MALILIPOS.COM – Dewasa ini total utang global telah mencapai US$226 triliun (Rp 3,94 juta triliun) pada 2020, tertinggi sejak perang dunia kedua.
Sementara itu, menurut Institute of International Finance, utang pemerintah, rumah tangga, dan sektor swasta di 31 negara berkembang mencapai $98,8 triliun pada Juni tahun ini, atau 2,5 kali lipat produk domestik bruto (PDB) kolektif mereka.
Dengan utang yang menggunung dan ruang fiskal yang kecil, banyak negara yang berisiko gagal membayarkan utang luar negeri mereka dan menghadapi guncangan ekonomi besar di tengah resesi global.

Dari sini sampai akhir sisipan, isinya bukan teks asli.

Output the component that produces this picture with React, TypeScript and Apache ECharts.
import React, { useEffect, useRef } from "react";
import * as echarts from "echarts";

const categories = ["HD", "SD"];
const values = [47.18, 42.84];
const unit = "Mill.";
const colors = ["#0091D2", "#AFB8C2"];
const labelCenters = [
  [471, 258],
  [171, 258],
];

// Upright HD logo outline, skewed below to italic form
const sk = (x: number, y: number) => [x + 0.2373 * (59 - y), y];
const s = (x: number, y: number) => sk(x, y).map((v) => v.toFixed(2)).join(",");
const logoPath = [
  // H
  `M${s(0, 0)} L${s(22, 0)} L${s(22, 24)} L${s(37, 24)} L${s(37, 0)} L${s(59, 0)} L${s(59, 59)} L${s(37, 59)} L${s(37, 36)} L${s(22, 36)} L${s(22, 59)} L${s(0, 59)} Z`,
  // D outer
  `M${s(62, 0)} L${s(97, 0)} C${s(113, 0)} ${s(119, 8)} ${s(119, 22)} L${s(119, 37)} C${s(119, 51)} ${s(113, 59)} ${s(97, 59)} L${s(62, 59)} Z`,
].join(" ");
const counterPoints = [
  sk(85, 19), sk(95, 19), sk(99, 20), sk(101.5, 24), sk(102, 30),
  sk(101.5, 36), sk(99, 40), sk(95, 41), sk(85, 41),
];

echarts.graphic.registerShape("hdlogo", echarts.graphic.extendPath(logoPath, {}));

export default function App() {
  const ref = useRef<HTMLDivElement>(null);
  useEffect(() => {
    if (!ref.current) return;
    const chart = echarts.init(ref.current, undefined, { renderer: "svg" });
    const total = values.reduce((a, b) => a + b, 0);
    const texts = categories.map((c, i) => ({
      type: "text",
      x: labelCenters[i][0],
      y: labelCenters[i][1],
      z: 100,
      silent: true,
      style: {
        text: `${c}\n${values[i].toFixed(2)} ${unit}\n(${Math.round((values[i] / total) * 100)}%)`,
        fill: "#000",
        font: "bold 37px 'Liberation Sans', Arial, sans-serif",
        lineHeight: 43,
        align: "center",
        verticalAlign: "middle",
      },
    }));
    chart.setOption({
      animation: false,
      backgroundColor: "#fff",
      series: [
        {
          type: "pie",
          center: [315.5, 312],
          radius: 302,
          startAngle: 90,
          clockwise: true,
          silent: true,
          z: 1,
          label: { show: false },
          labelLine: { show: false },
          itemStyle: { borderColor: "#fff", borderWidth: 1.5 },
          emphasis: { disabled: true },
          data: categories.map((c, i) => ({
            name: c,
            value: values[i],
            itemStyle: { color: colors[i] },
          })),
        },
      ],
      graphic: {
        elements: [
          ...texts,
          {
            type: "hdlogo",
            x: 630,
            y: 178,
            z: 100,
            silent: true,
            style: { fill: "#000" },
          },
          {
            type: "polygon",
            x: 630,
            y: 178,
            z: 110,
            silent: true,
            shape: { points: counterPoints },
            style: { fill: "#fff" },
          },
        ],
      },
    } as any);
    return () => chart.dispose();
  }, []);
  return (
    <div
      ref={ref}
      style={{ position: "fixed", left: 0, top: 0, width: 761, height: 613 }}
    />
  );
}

Untuk menghindari hal ini, G20 – yang mewakili lebih dari 80% PDB dunia – meluncurkan inisiatif penangguhan layanan utang (DSSI) untuk menunda, bukan membatalkan, utang ke sebagian besar negara berpenghasilan rendah.

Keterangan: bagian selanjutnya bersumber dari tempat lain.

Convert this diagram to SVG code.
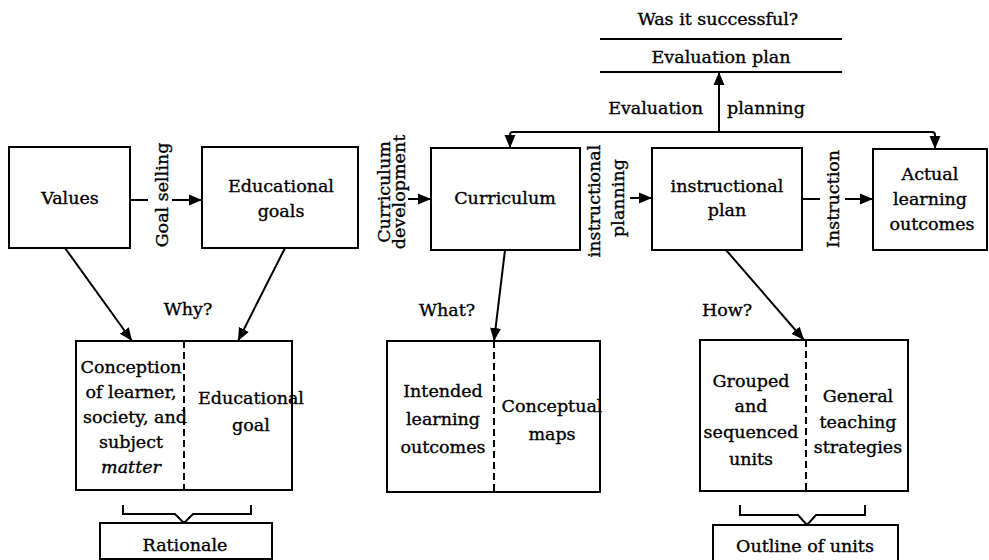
<svg xmlns="http://www.w3.org/2000/svg" width="989" height="560" viewBox="0 0 989 560">
<style>
text{font-family:"DejaVu Serif","Liberation Serif",serif;font-size:17.5px;fill:#000;stroke:#000;stroke-width:0.35}
.c{text-anchor:middle}
.box{fill:#fff;stroke:#000;stroke-width:2}
.ln{fill:none;stroke:#000;stroke-width:2}
.dv{fill:none;stroke:#000;stroke-width:2;stroke-dasharray:7 4}
</style>
<defs>
<marker id="ah" markerUnits="userSpaceOnUse" markerWidth="14" markerHeight="12" refX="13" refY="6" orient="auto">
<path d="M0,0.5 L13,6 L0,11.5 z" fill="#000"/>
</marker>
</defs>
<rect width="989" height="560" fill="#fff"/>

<g id="connectors">
<line class="ln" x1="130" y1="200" x2="148" y2="200"/>
<line class="ln" x1="172" y1="200" x2="202" y2="200" marker-end="url(#ah)"/>
<line class="ln" x1="408" y1="199" x2="431" y2="199" marker-end="url(#ah)"/>
<line class="ln" x1="630" y1="198" x2="652" y2="198" marker-end="url(#ah)"/>
<line class="ln" x1="802" y1="199" x2="820" y2="199"/>
<line class="ln" x1="845" y1="199" x2="873" y2="199" marker-end="url(#ah)"/>
<path class="ln" d="M510,137 V135 Q510,132 513,132 H932 Q935,132 935,135 V137"/>
<line class="ln" x1="510" y1="136" x2="510" y2="148" marker-end="url(#ah)"/>
<line class="ln" x1="935" y1="136" x2="935" y2="149" marker-end="url(#ah)"/>
<line class="ln" x1="719" y1="132" x2="719" y2="72" marker-end="url(#ah)"/>
<line class="ln" x1="65" y1="248" x2="132" y2="341" marker-end="url(#ah)"/>
<line class="ln" x1="285" y1="248" x2="238" y2="341" marker-end="url(#ah)"/>
<line class="ln" x1="505" y1="250" x2="494" y2="341" marker-end="url(#ah)"/>
<line class="ln" x1="726" y1="250" x2="804" y2="340" marker-end="url(#ah)"/>
<path class="ln" d="M123,505 V514 H175 L184,523 L193,514 H251 V505"/>
<path class="ln" d="M740,505 V515 H798 L807,525 L816,515 H865 V505"/>
</g>

<g id="labels">
<text class="c" x="718" y="25">Was it successful?</text>
<text x="703" y="114" text-anchor="end">Evaluation</text>
<text x="727" y="114">planning</text>
<text class="c" transform="translate(168,195) rotate(-90)">Goal selling</text>
<text class="c" transform="translate(390,192) rotate(-90)">Curriculum</text>
<text class="c" transform="translate(405,192) rotate(-90)">development</text>
<text class="c" transform="translate(600,201) rotate(-90)">instructional</text>
<text class="c" transform="translate(624,198) rotate(-90)">planning</text>
<text class="c" transform="translate(839,199) rotate(-90)">Instruction</text>
<text class="c" x="188" y="315">Why?</text>
<text class="c" x="447" y="316">What?</text>
<text class="c" x="727" y="316">How?</text>
</g>

<g id="evaluation-plan">
<line class="ln" x1="600" y1="39" x2="842" y2="39"/>
<line class="ln" x1="600" y1="72" x2="842" y2="72"/>
<text class="c" x="721" y="63">Evaluation plan</text>
</g>

<g id="values">
<rect class="box" x="9" y="147" width="121" height="101"/>
<text class="c" x="70" y="204">Values</text>
</g>

<g id="educational-goals">
<rect class="box" x="202" y="147" width="156" height="101"/>
<text class="c" x="281" y="192">Educational</text>
<text class="c" x="281" y="217">goals</text>
</g>

<g id="curriculum">
<rect class="box" x="431" y="148" width="149" height="102"/>
<text class="c" x="505" y="204">Curriculum</text>
</g>

<g id="instructional-plan">
<rect class="box" x="652" y="148" width="150" height="102"/>
<text class="c" x="727" y="192">instructional</text>
<text class="c" x="727" y="216">plan</text>
</g>

<g id="actual-outcomes">
<rect class="box" x="873" y="149" width="114" height="101"/>
<text class="c" x="930" y="180">Actual</text>
<text class="c" x="930" y="205">learning</text>
<text class="c" x="932" y="230">outcomes</text>
</g>

<g id="rationale-parts">
<rect class="box" x="76" y="341" width="216" height="149"/>
<line class="dv" x1="184" y1="341" x2="184" y2="490"/>
<text class="c" x="131" y="373">Conception</text>
<text class="c" x="131" y="398">of learner,</text>
<text class="c" x="135" y="423">society, and</text>
<text class="c" x="131" y="448">subject</text>
<text class="c" x="131" y="473" font-style="italic">matter</text>
<text class="c" x="251" y="404">Educational</text>
<text class="c" x="251" y="431">goal</text>
</g>

<g id="curriculum-parts">
<rect class="box" x="387" y="341" width="213" height="151"/>
<line class="dv" x1="494" y1="341" x2="494" y2="492"/>
<text class="c" x="443" y="397">Intended</text>
<text class="c" x="443" y="425">learning</text>
<text class="c" x="443" y="453">outcomes</text>
<text class="c" x="552" y="412">Conceptual</text>
<text class="c" x="552" y="440">maps</text>
</g>

<g id="plan-parts">
<rect class="box" x="700" y="340" width="208" height="151"/>
<line class="dv" x1="806" y1="340" x2="806" y2="491"/>
<text class="c" x="751" y="387">Grouped</text>
<text class="c" x="751" y="412">and</text>
<text class="c" x="751" y="438">sequenced</text>
<text class="c" x="751" y="465">units</text>
<text class="c" x="858" y="402">General</text>
<text class="c" x="858" y="428">teaching</text>
<text class="c" x="858" y="453">strategies</text>
</g>

<g id="rationale">
<rect class="box" x="100" y="523" width="172" height="36"/>
<text class="c" x="185" y="551">Rationale</text>
</g>

<g id="outline-of-units">
<rect class="box" x="713" y="525" width="185" height="36"/>
<text class="c" x="805" y="552">Outline of units</text>
</g>
</svg>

Namun, negara-negara G20 perlu memperluas layanan ini ke negara-negara berkembang – termasuk Indonesia – yang utangnya terus meningkat.
Negara-negara berkembang menyumbang sekitar 50% dari output global, dan guncangan eksternal ke negara-negara ini dapat memperdalam resesi global.

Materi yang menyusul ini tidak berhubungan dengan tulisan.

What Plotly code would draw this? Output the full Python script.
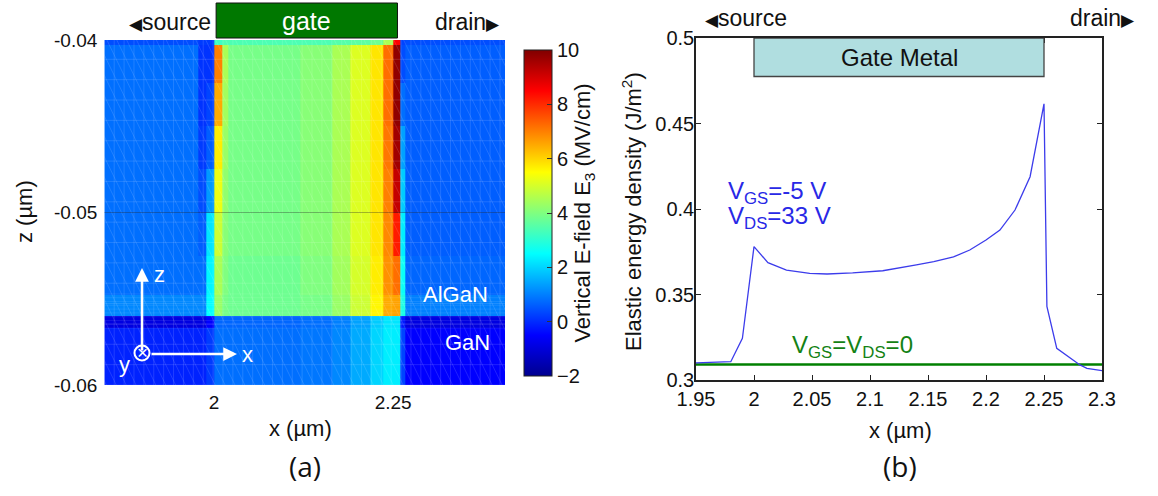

Sebuah analisis menunjukkan posisi negara berkembang sebagai punggawa perekonomian global, misalnya, menjadi salah satu latar mengapa penangguhan pembayaran utang diperlukan.
Tanpa adanya keringanan, kondisi resesi global bisa jadi makin teruk. Negara-negara ini harus mampu melakukan negosiasi dengan salah satu kreditor besar mereka, yakni Cina.